WHAT TO DO:
Give an exact transcription of every line, dropping the images.

═══ GIVEN MATERIAL

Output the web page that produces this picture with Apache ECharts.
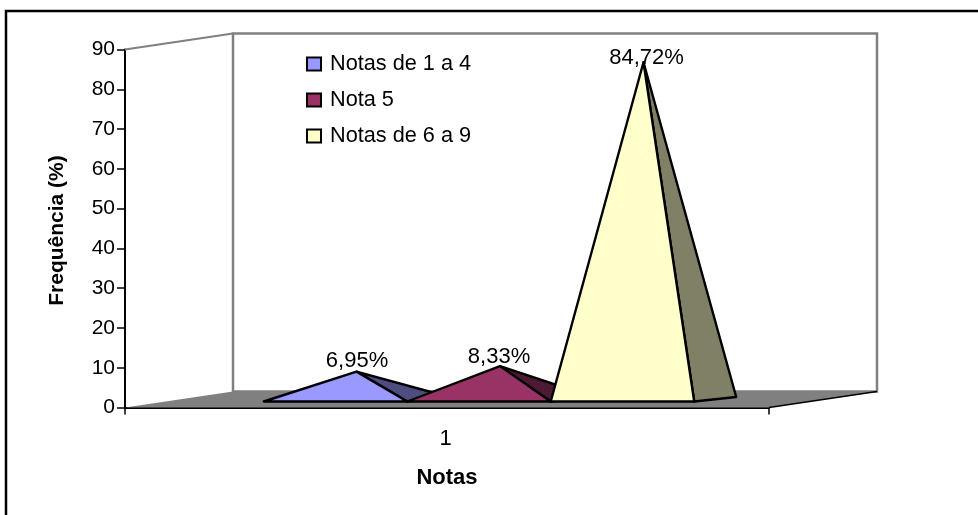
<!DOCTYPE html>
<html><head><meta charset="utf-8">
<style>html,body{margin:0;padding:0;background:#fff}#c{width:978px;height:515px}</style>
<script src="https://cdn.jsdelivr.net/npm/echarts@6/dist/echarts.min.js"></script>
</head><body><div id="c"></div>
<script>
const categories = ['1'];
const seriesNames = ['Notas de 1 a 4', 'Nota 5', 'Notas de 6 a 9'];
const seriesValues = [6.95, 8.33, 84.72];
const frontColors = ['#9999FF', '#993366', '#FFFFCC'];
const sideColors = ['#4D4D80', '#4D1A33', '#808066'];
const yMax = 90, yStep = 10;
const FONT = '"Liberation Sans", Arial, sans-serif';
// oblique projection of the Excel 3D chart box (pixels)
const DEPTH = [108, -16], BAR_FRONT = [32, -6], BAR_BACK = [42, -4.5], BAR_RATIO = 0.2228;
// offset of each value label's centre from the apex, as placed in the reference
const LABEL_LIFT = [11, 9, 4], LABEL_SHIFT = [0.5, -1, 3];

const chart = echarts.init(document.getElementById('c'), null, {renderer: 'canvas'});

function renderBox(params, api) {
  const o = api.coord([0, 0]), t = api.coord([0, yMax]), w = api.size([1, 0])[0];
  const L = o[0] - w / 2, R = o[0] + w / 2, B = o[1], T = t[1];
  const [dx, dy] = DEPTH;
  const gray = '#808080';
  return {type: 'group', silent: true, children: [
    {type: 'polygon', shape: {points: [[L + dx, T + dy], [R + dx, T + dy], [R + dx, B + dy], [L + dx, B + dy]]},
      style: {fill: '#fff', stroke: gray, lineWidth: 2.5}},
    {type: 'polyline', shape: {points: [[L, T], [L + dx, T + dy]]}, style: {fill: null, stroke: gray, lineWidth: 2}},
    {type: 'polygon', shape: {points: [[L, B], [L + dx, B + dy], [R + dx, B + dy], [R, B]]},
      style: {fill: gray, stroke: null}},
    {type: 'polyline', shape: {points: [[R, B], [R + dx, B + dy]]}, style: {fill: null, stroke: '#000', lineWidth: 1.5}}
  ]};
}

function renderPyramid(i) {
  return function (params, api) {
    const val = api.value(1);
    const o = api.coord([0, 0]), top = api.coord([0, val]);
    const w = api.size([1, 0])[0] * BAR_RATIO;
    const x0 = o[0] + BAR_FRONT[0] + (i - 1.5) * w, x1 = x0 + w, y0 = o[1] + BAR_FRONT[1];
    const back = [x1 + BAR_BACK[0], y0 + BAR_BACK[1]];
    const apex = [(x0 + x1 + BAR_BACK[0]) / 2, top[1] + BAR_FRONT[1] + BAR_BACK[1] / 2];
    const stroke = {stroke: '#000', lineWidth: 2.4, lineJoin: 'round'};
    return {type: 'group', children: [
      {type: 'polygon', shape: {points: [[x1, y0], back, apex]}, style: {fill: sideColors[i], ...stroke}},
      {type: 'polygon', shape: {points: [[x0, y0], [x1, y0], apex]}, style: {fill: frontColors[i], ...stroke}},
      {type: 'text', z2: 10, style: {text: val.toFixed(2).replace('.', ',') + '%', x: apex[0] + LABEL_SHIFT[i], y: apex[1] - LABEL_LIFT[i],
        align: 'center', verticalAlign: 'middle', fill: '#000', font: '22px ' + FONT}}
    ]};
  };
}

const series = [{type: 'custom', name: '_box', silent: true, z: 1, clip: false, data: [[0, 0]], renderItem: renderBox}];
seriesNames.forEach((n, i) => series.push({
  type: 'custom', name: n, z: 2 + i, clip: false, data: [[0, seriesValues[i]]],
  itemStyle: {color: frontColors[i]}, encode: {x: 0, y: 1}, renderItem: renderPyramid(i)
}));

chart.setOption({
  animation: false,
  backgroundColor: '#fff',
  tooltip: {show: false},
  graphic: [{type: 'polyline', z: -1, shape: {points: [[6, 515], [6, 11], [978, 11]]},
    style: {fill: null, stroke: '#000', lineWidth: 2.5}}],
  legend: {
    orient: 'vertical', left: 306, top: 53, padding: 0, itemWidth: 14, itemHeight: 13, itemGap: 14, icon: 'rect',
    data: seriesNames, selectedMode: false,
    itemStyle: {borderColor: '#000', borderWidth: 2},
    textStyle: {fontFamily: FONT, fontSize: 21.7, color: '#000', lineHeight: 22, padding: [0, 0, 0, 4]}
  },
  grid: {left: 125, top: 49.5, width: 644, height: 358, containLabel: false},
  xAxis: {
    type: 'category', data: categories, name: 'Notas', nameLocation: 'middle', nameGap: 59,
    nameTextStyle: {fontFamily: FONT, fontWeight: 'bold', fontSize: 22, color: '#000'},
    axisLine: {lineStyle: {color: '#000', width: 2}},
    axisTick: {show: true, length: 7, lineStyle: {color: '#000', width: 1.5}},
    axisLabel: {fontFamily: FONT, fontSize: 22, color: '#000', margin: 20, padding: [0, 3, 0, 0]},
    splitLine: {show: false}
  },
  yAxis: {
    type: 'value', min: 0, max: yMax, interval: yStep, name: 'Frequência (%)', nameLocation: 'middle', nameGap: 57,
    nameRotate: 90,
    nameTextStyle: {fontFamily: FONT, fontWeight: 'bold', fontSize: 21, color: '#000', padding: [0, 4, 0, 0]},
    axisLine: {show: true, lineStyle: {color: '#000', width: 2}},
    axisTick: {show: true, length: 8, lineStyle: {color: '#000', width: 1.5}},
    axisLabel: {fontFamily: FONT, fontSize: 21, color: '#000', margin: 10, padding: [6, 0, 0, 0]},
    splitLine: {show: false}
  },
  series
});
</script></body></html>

══════

EXERCISE OUTPUT:
Output the web page that produces this picture with Apache ECharts.
<!DOCTYPE html>
<html><head><meta charset="utf-8">
<style>html,body{margin:0;padding:0;background:#fff}#c{width:978px;height:515px}</style>
<script src="https://cdn.jsdelivr.net/npm/echarts@6/dist/echarts.min.js"></script>
</head><body><div id="c"></div>
<script>
const categories = ['1'];
const seriesNames = ['Notas de 1 a 4', 'Nota 5', 'Notas de 6 a 9'];
const seriesValues = [6.95, 8.33, 84.72];
const frontColors = ['#9999FF', '#993366', '#FFFFCC'];
const sideColors = ['#4D4D80', '#4D1A33', '#808066'];
const yMax = 90, yStep = 10;
const FONT = '"Liberation Sans", Arial, sans-serif';
// oblique projection of the Excel 3D chart box (pixels)
const DEPTH = [108, -16], BAR_FRONT = [32, -6], BAR_BACK = [42, -4.5], BAR_RATIO = 0.2228;
// offset of each value label's centre from the apex, as placed in the reference
const LABEL_LIFT = [11, 9, 4], LABEL_SHIFT = [0.5, -1, 3];

const chart = echarts.init(document.getElementById('c'), null, {renderer: 'canvas'});

function renderBox(params, api) {
  const o = api.coord([0, 0]), t = api.coord([0, yMax]), w = api.size([1, 0])[0];
  const L = o[0] - w / 2, R = o[0] + w / 2, B = o[1], T = t[1];
  const [dx, dy] = DEPTH;
  const gray = '#808080';
  return {type: 'group', silent: true, children: [
    {type: 'polygon', shape: {points: [[L + dx, T + dy], [R + dx, T + dy], [R + dx, B + dy], [L + dx, B + dy]]},
      style: {fill: '#fff', stroke: gray, lineWidth: 2.5}},
    {type: 'polyline', shape: {points: [[L, T], [L + dx, T + dy]]}, style: {fill: null, stroke: gray, lineWidth: 2}},
    {type: 'polygon', shape: {points: [[L, B], [L + dx, B + dy], [R + dx, B + dy], [R, B]]},
      style: {fill: gray, stroke: null}},
    {type: 'polyline', shape: {points: [[R, B], [R + dx, B + dy]]}, style: {fill: null, stroke: '#000', lineWidth: 1.5}}
  ]};
}

function renderPyramid(i) {
  return function (params, api) {
    const val = api.value(1);
    const o = api.coord([0, 0]), top = api.coord([0, val]);
    const w = api.size([1, 0])[0] * BAR_RATIO;
    const x0 = o[0] + BAR_FRONT[0] + (i - 1.5) * w, x1 = x0 + w, y0 = o[1] + BAR_FRONT[1];
    const back = [x1 + BAR_BACK[0], y0 + BAR_BACK[1]];
    const apex = [(x0 + x1 + BAR_BACK[0]) / 2, top[1] + BAR_FRONT[1] + BAR_BACK[1] / 2];
    const stroke = {stroke: '#000', lineWidth: 2.4, lineJoin: 'round'};
    return {type: 'group', children: [
      {type: 'polygon', shape: {points: [[x1, y0], back, apex]}, style: {fill: sideColors[i], ...stroke}},
      {type: 'polygon', shape: {points: [[x0, y0], [x1, y0], apex]}, style: {fill: frontColors[i], ...stroke}},
      {type: 'text', z2: 10, style: {text: val.toFixed(2).replace('.', ',') + '%', x: apex[0] + LABEL_SHIFT[i], y: apex[1] - LABEL_LIFT[i],
        align: 'center', verticalAlign: 'middle', fill: '#000', font: '22px ' + FONT}}
    ]};
  };
}

const series = [{type: 'custom', name: '_box', silent: true, z: 1, clip: false, data: [[0, 0]], renderItem: renderBox}];
seriesNames.forEach((n, i) => series.push({
  type: 'custom', name: n, z: 2 + i, clip: false, data: [[0, seriesValues[i]]],
  itemStyle: {color: frontColors[i]}, encode: {x: 0, y: 1}, renderItem: renderPyramid(i)
}));

chart.setOption({
  animation: false,
  backgroundColor: '#fff',
  tooltip: {show: false},
  graphic: [{type: 'polyline', z: -1, shape: {points: [[6, 515], [6, 11], [978, 11]]},
    style: {fill: null, stroke: '#000', lineWidth: 2.5}}],
  legend: {
    orient: 'vertical', left: 306, top: 53, padding: 0, itemWidth: 14, itemHeight: 13, itemGap: 14, icon: 'rect',
    data: seriesNames, selectedMode: false,
    itemStyle: {borderColor: '#000', borderWidth: 2},
    textStyle: {fontFamily: FONT, fontSize: 21.7, color: '#000', lineHeight: 22, padding: [0, 0, 0, 4]}
  },
  grid: {left: 125, top: 49.5, width: 644, height: 358, containLabel: false},
  xAxis: {
    type: 'category', data: categories, name: 'Notas', nameLocation: 'middle', nameGap: 59,
    nameTextStyle: {fontFamily: FONT, fontWeight: 'bold', fontSize: 22, color: '#000'},
    axisLine: {lineStyle: {color: '#000', width: 2}},
    axisTick: {show: true, length: 7, lineStyle: {color: '#000', width: 1.5}},
    axisLabel: {fontFamily: FONT, fontSize: 22, color: '#000', margin: 20, padding: [0, 3, 0, 0]},
    splitLine: {show: false}
  },
  yAxis: {
    type: 'value', min: 0, max: yMax, interval: yStep, name: 'Frequência (%)', nameLocation: 'middle', nameGap: 57,
    nameRotate: 90,
    nameTextStyle: {fontFamily: FONT, fontWeight: 'bold', fontSize: 21, color: '#000', padding: [0, 4, 0, 0]},
    axisLine: {show: true, lineStyle: {color: '#000', width: 2}},
    axisTick: {show: true, length: 8, lineStyle: {color: '#000', width: 1.5}},
    axisLabel: {fontFamily: FONT, fontSize: 21, color: '#000', margin: 10, padding: [6, 0, 0, 0]},
    splitLine: {show: false}
  },
  series
});
</script></body></html>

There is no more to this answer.